A shortcut to disaster

A Golden Retriever’s shortcut home across a frozen local lake turned into a dramatic icy and dicey rescue operation by neighbors for both the dog and his owner.

In the late afternoon of Sunday, March 10, Dana Tompkins, a retired general contractor, was just returning home when he realized something was wrong at his Silver Lake residence.

“I heard a neighbor across the lake yelling for me and I just looked at her and she’s yelling ‘Samson’s in the water!’” Tompkins said. He then spotted his dog, a “150 pound” Golden Retriever, struggling in the water in the middle of the small lake. The lake lies between Milan Hollow Road and Slate Quarry Road.

“I ran down and grabbed my kayak; it was the first thing I could think of,” Tompkins said.

Tompkins pushed himself in the kayak across the ice toward Samson, knowing that his weight could break the ice at any moment.

Cindi Cole, the village clerk for Red Hook who lives across the lake from Tompkins, said Samson visited her home often. So when she saw Tompkins “running down his hill, grabbing his kayak… I instantly knew the dog was in the lake,” she said.

Her two sons, Chad, 24 and Brandon, 21, also ran outside with her to see what was going on. “[Samson] had fallen through the lake, but his front feet were on top of the ice… he was stuck, he wasn’t moving, but his body was in the cold water,” Cindi Cole said.

While Tompkins worked to reach the dog, the Cole brothers acted quickly to help.

“Me and my brother grabbed the rowboat and put it in the water,” Chad Cole, an EMT and volunteer Red Hook firefighter, recalled. “We had to chop through the ice to get to the dog. We used a 2-by-4 and an oar from the boat. We didn’t really think, we just did it.”

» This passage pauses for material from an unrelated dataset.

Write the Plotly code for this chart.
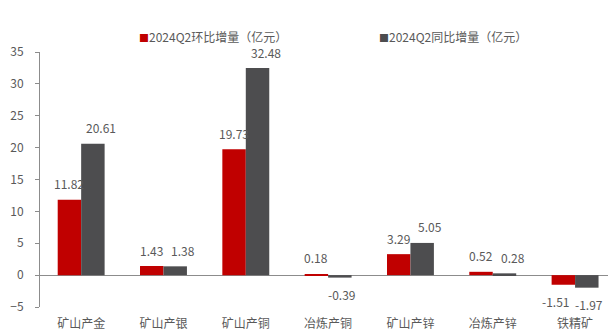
import plotly.graph_objects as go

# 2024Q2 output-value increments by segment (亿元)
categories = ["矿山产金", "矿山产银", "矿山产铜", "冶炼产铜", "矿山产锌", "冶炼产锌", "铁精矿"]
qoq_values = [11.82, 1.43, 19.73, 0.18, 3.29, 0.52, -1.51]
yoy_values = [20.61, 1.38, 32.48, -0.39, 5.05, 0.28, -1.97]
series_names = ["2024Q2环比增量（亿元）", "2024Q2同比增量（亿元）"]
series_colors = ["#C00000", "#4D4D4F"]
y_ticks = [-5, 0, 5, 10, 15, 20, 25, 30, 35]

FONT = "Noto Sans CJK SC, Noto Sans, sans-serif"
TEXT_COLOR = "#595959"
AXIS_COLOR = "#8C8C8C"

fig = go.Figure()
for name, vals, color in zip(series_names, [qoq_values, yoy_values], series_colors):
    fig.add_trace(go.Bar(
        x=categories, y=vals, name=name,
        marker=dict(color=color, line=dict(width=0)),
        showlegend=False,
    ))

# value labels placed just beyond the end of each bar
bar_px = 23.5
for idx, (vals, side) in enumerate([(qoq_values, -1), (yoy_values, 1)]):
    for cat, v in zip(categories, vals):
        if v >= 0:
            nudge = 0 if side < 0 else 8
            ys = 16
        else:
            nudge = -8 if side < 0 else 2
            ys = -17
        fig.add_annotation(
            x=cat, y=v, xref="x", yref="y",
            text=f"{v:.2f}", showarrow=False,
            xanchor="center", yanchor="middle",
            xshift=side * bar_px / 2 + nudge, yshift=ys,
            font=dict(family=FONT, size=12, color=TEXT_COLOR),
        )

# legend row across the top
for name, color, px in zip(series_names, series_colors, [0.171, 0.593]):
    fig.add_annotation(
        x=px, y=1.06, xref="paper", yref="paper",
        text=f"<span style='color:{color};font-size:10px'>■</span>{name}",
        showarrow=False, xanchor="left", yanchor="middle",
        font=dict(family=FONT, size=12, color=TEXT_COLOR),
    )

fig.update_layout(
    width=608, height=331,
    margin=dict(l=40, r=0, t=52, b=24, pad=0),
    paper_bgcolor="white", plot_bgcolor="white",
    barmode="group", bargap=0.43, bargroupgap=0,
    font=dict(family=FONT, size=12, color=TEXT_COLOR),
    showlegend=False,
)
fig.update_xaxes(
    type="category", range=[-0.5, 6.4],
    showline=False, showgrid=False, zeroline=False, ticks="",
    ticklabelstandoff=8,
    tickfont=dict(family=FONT, size=12, color=TEXT_COLOR),
)
fig.update_yaxes(
    range=[-5, 35], tickvals=y_ticks,
    showline=True, linecolor=AXIS_COLOR, linewidth=1,
    ticks="outside", ticklen=4, tickcolor=AXIS_COLOR, tickwidth=1,
    showgrid=False,
    zeroline=True, zerolinecolor=AXIS_COLOR, zerolinewidth=1,
    ticklabelstandoff=9,
    tickfont=dict(family=FONT, size=12, color=TEXT_COLOR),
)

fig.write_html("out.html")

As Tompkins got close to his dog, the kayak went through the ice, leaving Tompkins in the kayak trapped in the hole with Samson. He was unable to pull Samson into the kayak for fear the boat would tip over, sending them both into the water. Tompkins said he had to grab the dog with one hand and stabilize the boat with the other until the Cole brothers could get to them.

“It took them awhile to get to me,” Tompkins recalled. “It may have only been 10 minutes, but it felt like an hour.”

Tompkins couldn’t estimate how long Samson had been in the water since he wasn’t home when the dog fell through. “He was very distressed when I got to him, he actually had blood coming out of his nose and on his nose,” Tompkins said.

Once the rowboat reached Tompkins and Samson, Chad Cole grabbed Samson’s collar and pulled him along, with the dog partially swimming, while Tomkins followed the rowboat to shore in his kayak.

“The whole shore was filled with… neighbors who were ready with blankets and towels, trying to help. It was touching,” he said.

“As soon as we got [Samson] out of the water, he ran around like nothing had happened,” Tompkins said, adding that Samson appears to feel “fantastic” now.

“Samson is like a big teddy bear,” Tompkins said, explaining that his dog is well-known among lake neighbors. “He used to walk across the ice when the ice was thick enough and that must be how he fell in… It would have been a disaster if I had ended up in the water [too]. Thank God the boys were around.”